Narratively this is usually a PC seeing a particularly dangerous or successful foe and engaging them: an ogre, a trio of heavyly armed knights, the enemy centurion. I often give two pc actions per unit action, in these situations.

A reserve unit entering the fray does the same (block or restore 1 morale) depending on size it could attack independently as well.

Retreats
A retreating unit can be rallied, this usually requires some leadership action from a PC or allied npc, an some some time to return. Rallied units are fragile usually only having 1 morale unless they encorporate some members from a more experienced unit.

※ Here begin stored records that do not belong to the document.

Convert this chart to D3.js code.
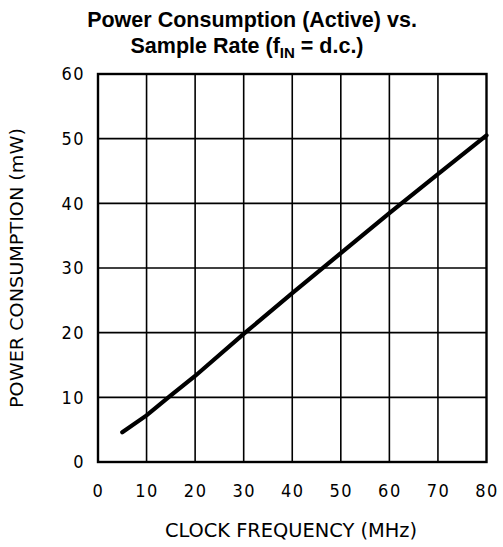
<!DOCTYPE html>
<html><head><meta charset="utf-8">
<script src="https://cdn.jsdelivr.net/npm/d3@7"></script>
<style>body{margin:0;background:#fff}svg{display:block}</style>
</head><body><div id="chart"></div>
<script>
const clockMHz = [5, 10, 15, 20, 30, 40, 50, 60, 70, 80];
const powerMW  = [4.6, 7.2, 10.3, 13.3, 19.8, 26.1, 32.3, 38.5, 44.5, 50.5];
const xTicks = [0, 10, 20, 30, 40, 50, 60, 70, 80];
const yTicks = [0, 10, 20, 30, 40, 50, 60];
const titleLine1 = "Power Consumption (Active) vs.";
const xTitle = "CLOCK FREQUENCY (MHz)";
const yTitle = "POWER CONSUMPTION (mW)";

const W = 503, H = 547;
const m = {left: 98, right: 16.5, top: 74, bottom: 85};
const svg = d3.select("#chart").append("svg").attr("width", W).attr("height", H);
const x = d3.scaleLinear().domain([0, 80]).range([m.left, W - m.right]);
const y = d3.scaleLinear().domain([0, 60]).range([H - m.bottom, m.top]);

// grid
const g = svg.append("g");
g.selectAll(".vx").data(xTicks.slice(1, -1)).join("line")
  .attr("x1", d => x(d)).attr("x2", d => x(d)).attr("y1", y(0)).attr("y2", y(60))
  .attr("stroke", "#000").attr("stroke-width", 1.6);
g.selectAll(".hy").data(yTicks.slice(1, -1)).join("line")
  .attr("y1", d => y(d)).attr("y2", d => y(d)).attr("x1", x(0)).attr("x2", x(80))
  .attr("stroke", "#000").attr("stroke-width", 1.6);
g.append("rect").attr("x", x(0)).attr("y", y(60)).attr("width", x(80) - x(0)).attr("height", y(0) - y(60))
  .attr("fill", "none").attr("stroke", "#000").attr("stroke-width", 2.4);

// axes labels via d3 axes
const fontTick = "'DejaVu Sans Condensed', 'DejaVu Sans', sans-serif";
const xa = svg.append("g").attr("transform", `translate(0,${y(0)})`)
  .call(d3.axisBottom(x).tickValues(xTicks).tickSize(0).tickPadding(22).tickFormat(d3.format("d")));
const ya = svg.append("g").attr("transform", `translate(${x(0)},0)`)
  .call(d3.axisLeft(y).tickValues(yTicks).tickSize(0).tickPadding(13).tickFormat(d3.format("d")));
[xa, ya].forEach(a => {
  a.select(".domain").remove();
  a.selectAll("text").attr("font-family", fontTick).attr("font-size", 18)
    .attr("fill", "#000").attr("letter-spacing", 1.5);
});

// line
svg.append("path").datum(clockMHz.map((c, i) => [c, powerMW[i]]))
  .attr("d", d3.line().x(d => x(d[0])).y(d => y(d[1])))
  .attr("fill", "none").attr("stroke", "#000").attr("stroke-width", 4.2).attr("stroke-linecap", "round");

// titles
const tf = "'Liberation Sans', Arial, sans-serif";
svg.append("text").attr("text-anchor", "middle").attr("font-family", tf)
  .attr("font-weight", "bold").attr("font-size", 21.5).attr("fill", "#000")
  .attr("x", 252).attr("y", 27).text(titleLine1);
const t2 = svg.append("text").attr("text-anchor", "middle").attr("font-family", tf)
  .attr("font-weight", "bold").attr("font-size", 21.5).attr("fill", "#000").attr("x", 247).attr("y", 53);
t2.append("tspan").text("Sample Rate (f");
t2.append("tspan").attr("font-size", 15).attr("dy", 5).text("IN");
t2.append("tspan").attr("dy", -5).text(" = d.c.)");

svg.append("text").attr("x", 291).attr("y", 537).attr("text-anchor", "middle")
  .attr("font-family", fontTick).attr("font-size", 19).attr("fill", "#000")
  .attr("textLength", 252).attr("lengthAdjust", "spacingAndGlyphs").text(xTitle);
svg.append("text").attr("transform", "translate(23,268) rotate(-90)").attr("text-anchor", "middle")
  .attr("font-family", fontTick).attr("font-size", 18).attr("fill", "#000")
  .attr("textLength", 280).attr("lengthAdjust", "spacingAndGlyphs").text(yTitle);
</script></body></html>
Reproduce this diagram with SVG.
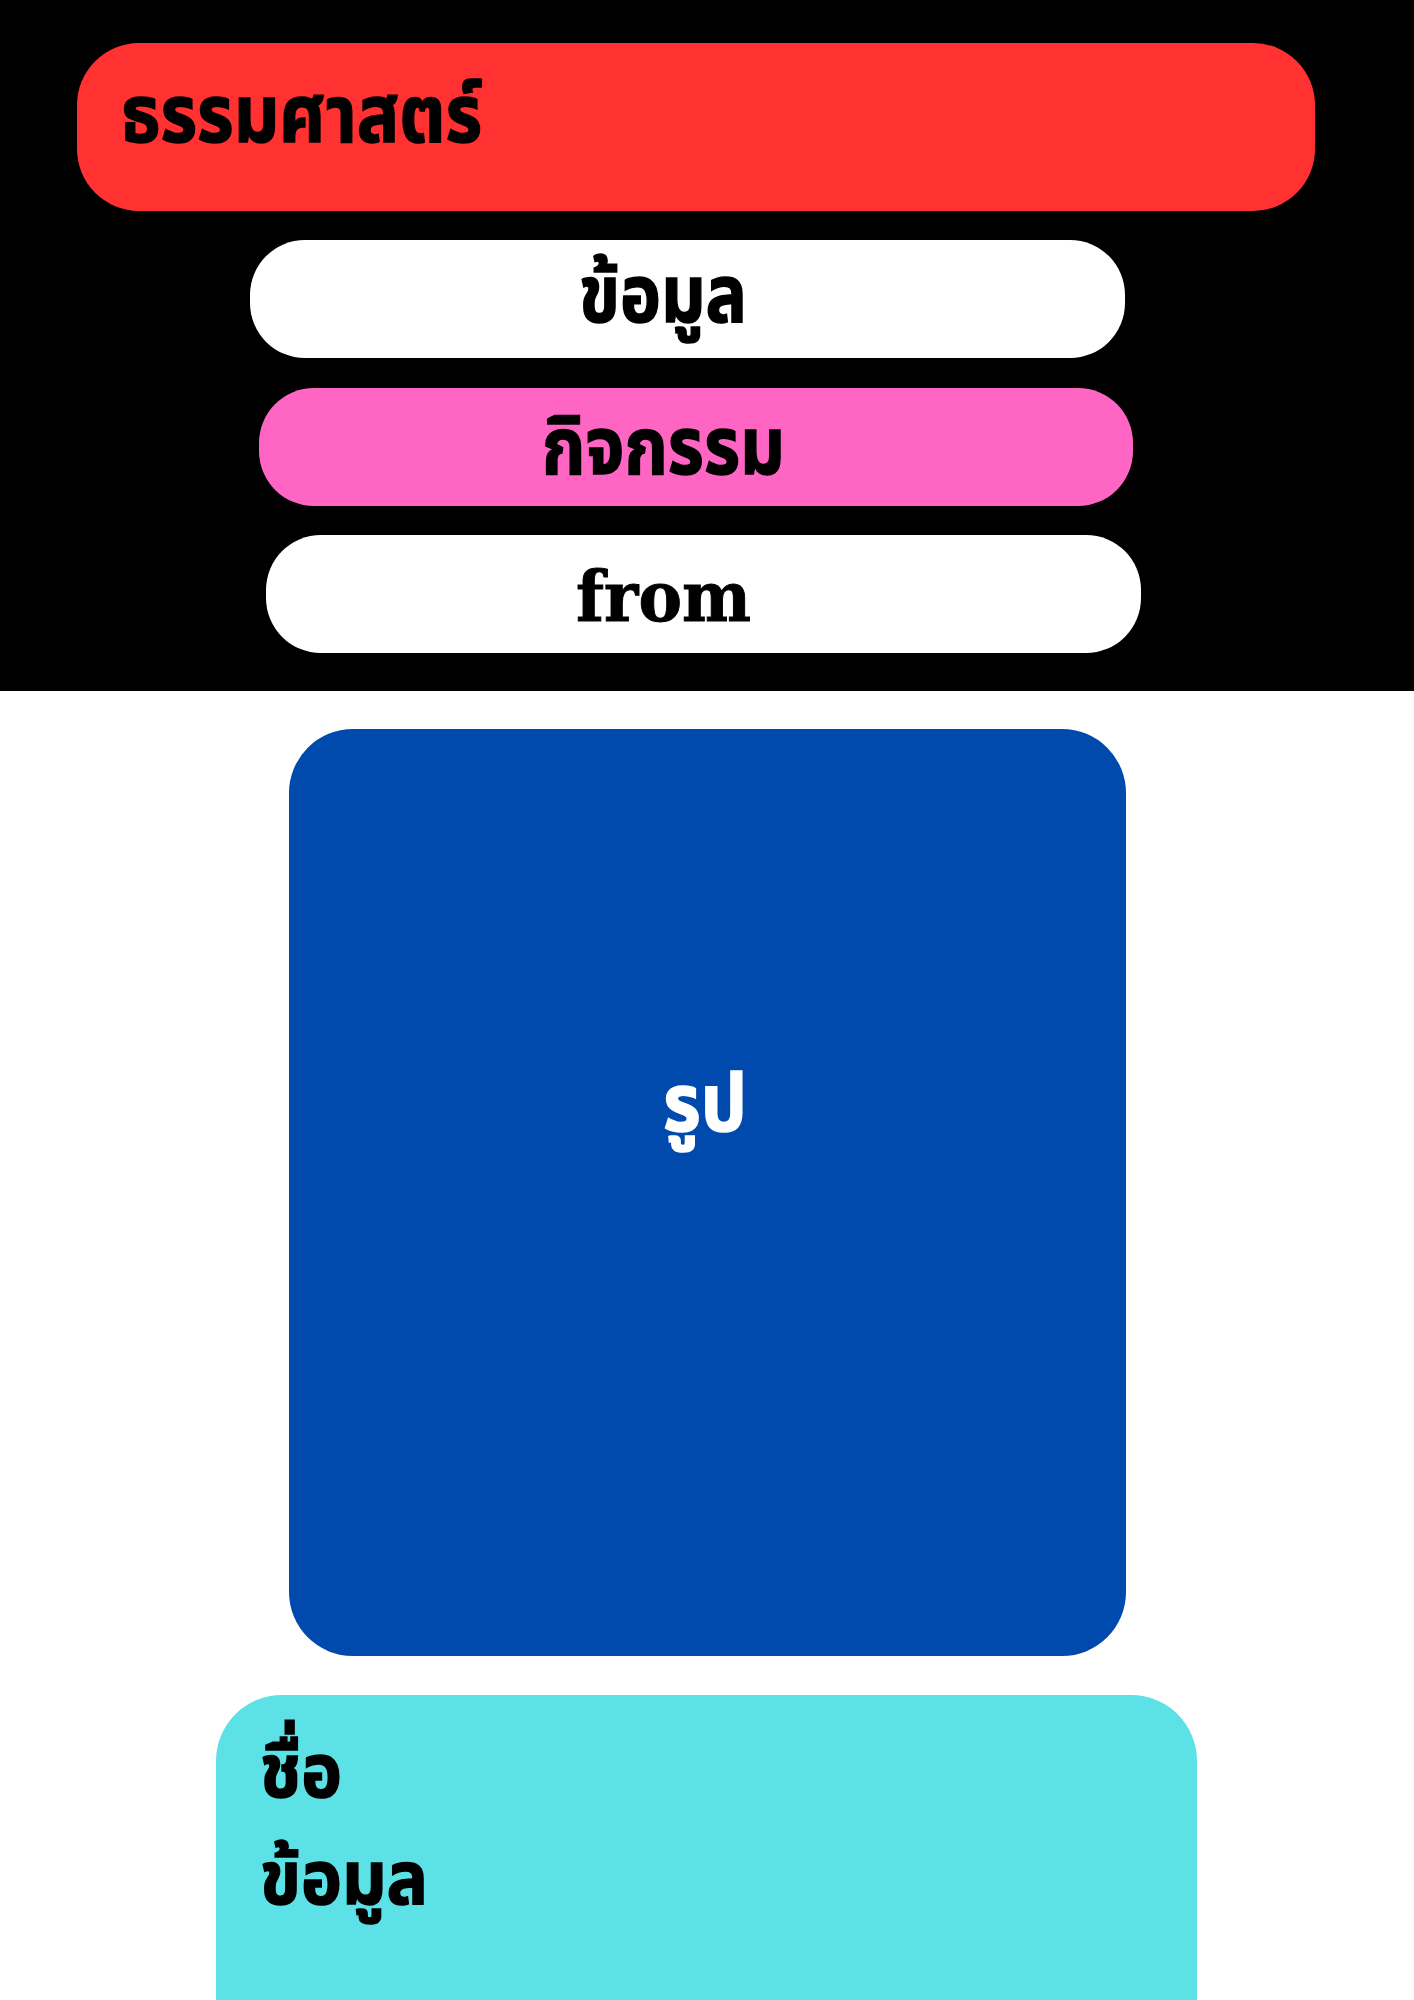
<svg xmlns="http://www.w3.org/2000/svg" width="1414" height="2000" viewBox="0 0 1414 2000">
<style>
.th{font-family:"Noto Sans Thai","Noto Sans","Liberation Sans",sans-serif;font-weight:700;font-size:80px;fill:#000;stroke:#000;stroke-width:1.5px}
.sm{font-size:74px}
.wt{fill:#ffffff;stroke:#ffffff}
.en{font-family:"DejaVu Serif","Liberation Serif",serif;font-weight:700;font-size:70px;fill:#000;stroke:#000;stroke-width:1px}
</style>
<rect x="0" y="0" width="1414" height="2000" fill="#ffffff"/>
<rect x="0" y="0" width="1414" height="691" fill="#000000"/>
<g id="title">
<rect x="77" y="43" width="1238" height="168" rx="62" fill="#FF3131"/>
<text class="th" x="121" y="142" textLength="361" lengthAdjust="spacingAndGlyphs">ธรรมศาสตร์</text>
</g>
<g id="info">
<rect x="250" y="240" width="875" height="118" rx="55" fill="#ffffff"/>
<text class="th" x="579" y="322" textLength="168" lengthAdjust="spacingAndGlyphs">ข้อมูล</text>
</g>
<g id="activity">
<rect x="259" y="388" width="874" height="118" rx="55" fill="#FF66C4"/>
<text class="th" x="542" y="474" textLength="243" lengthAdjust="spacingAndGlyphs">กิจกรรม</text>
</g>
<g id="from">
<rect x="266" y="535" width="875" height="118" rx="55" fill="#ffffff"/>
<text class="en" x="576" y="621" textLength="175" lengthAdjust="spacingAndGlyphs">from</text>
</g>
<g id="picture">
<rect x="289" y="729" width="837" height="927" rx="64" fill="#004AAD"/>
<text class="th wt" x="663" y="1131" textLength="84" lengthAdjust="spacingAndGlyphs">รูป</text>
</g>
<g id="details">
<rect x="216" y="1695" width="981" height="400" rx="66" fill="#5CE1E6"/>
<text class="th sm" x="260" y="1797" textLength="82" lengthAdjust="spacingAndGlyphs">ชื่อ</text>
<text class="th sm" x="260" y="1904" textLength="168" lengthAdjust="spacingAndGlyphs">ข้อมูล</text>
</g>
<g id="connectors"></g>
</svg>
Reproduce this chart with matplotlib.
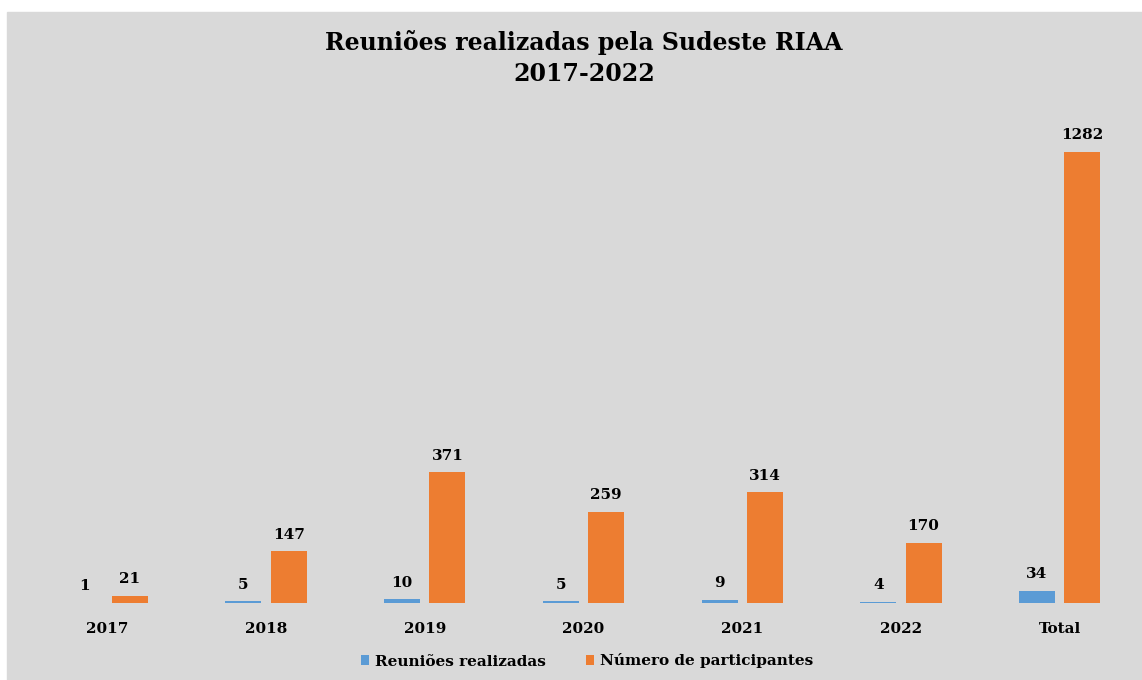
import matplotlib.pyplot as plt
import numpy as np
from matplotlib.patches import Rectangle

categories = ['2017', '2018', '2019', '2020', '2021', '2022', 'Total']
reunioes = [1, 5, 10, 5, 9, 4, 34]
participantes = [21, 147, 371, 259, 314, 170, 1282]

blue = '#5b9bd5'
orange = '#ed7d31'
bg = '#d9d9d9'

plt.rcParams['font.family'] = ['DejaVu Serif']
plt.rcParams['font.weight'] = 'bold'

fig = plt.figure(figsize=(11.42, 6.8), dpi=100)
fig.patches.append(Rectangle((7 / 1142, 0), 1 - 7 / 1142, 1 - 12 / 680,
                             transform=fig.transFigure, color=bg, zorder=-10))

# axes in pixel coords: baseline at y=603, top of area at y=110
ax = fig.add_axes([28 / 1142, (680 - 603) / 680, (1139 - 28) / 1142, (603 - 110) / 680])
ax.set_facecolor('none')
ax.set_zorder(5)

x = np.arange(len(categories))
w = 0.227
off = 0.143
b1 = ax.bar(x - off, reunioes, w, color=blue, label='Reuniões realizadas')
b2 = ax.bar(x + off, participantes, w, color=orange, label='Número de participantes')

for rect, v in zip(b1, reunioes):
    ax.annotate(str(v), (rect.get_x() + rect.get_width() / 2, rect.get_height()),
                xytext=(0, 7), textcoords='offset points', ha='center', va='bottom',
                fontsize=11, fontweight='bold')
for rect, v in zip(b2, participantes):
    ax.annotate(str(v), (rect.get_x() + rect.get_width() / 2, rect.get_height()),
                xytext=(0, 7), textcoords='offset points', ha='center', va='bottom',
                fontsize=11, fontweight='bold')

ax.set_xlim(-0.5, len(categories) - 0.5)
ax.set_ylim(0, 1400)
ax.set_xticks(x)
ax.set_xticklabels(categories, fontsize=11, fontweight='bold')
ax.tick_params(axis='x', length=0, pad=14)
ax.set_yticks([])
for s in ax.spines.values():
    s.set_visible(False)

fig.text(584 / 1142, 1 - 58 / 680, 'Reuniões realizadas pela Sudeste RIAA\n2017-2022',
         ha='center', va='center', fontsize=17, fontweight='bold', linespacing=1.4)

leg = fig.legend(loc='center', bbox_to_anchor=(587 / 1142, 1 - 661 / 680), ncol=2,
                 frameon=False, fontsize=11, handlelength=0.55, handleheight=0.55,
                 columnspacing=2.6, handletextpad=0.4)

plt.savefig('out.png', dpi=100)
plt.close()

Units at 0 morale are on a knife’s edge, they might retreat in an orderly fashion, keep fighting or be on the cusp of being surrounded. I make a judgment call here based on how the opposing unit(s) are doing and if they dealt morale damage to the opponent on the last roll. Two units at 0, will likely disengage and return towards their side of the battlefield. In relatively good shape to reengage in a later clash if the overall battle allows.
The troops in such a unit feel they have “already done there bit,” so they aren’t eager to re-engage.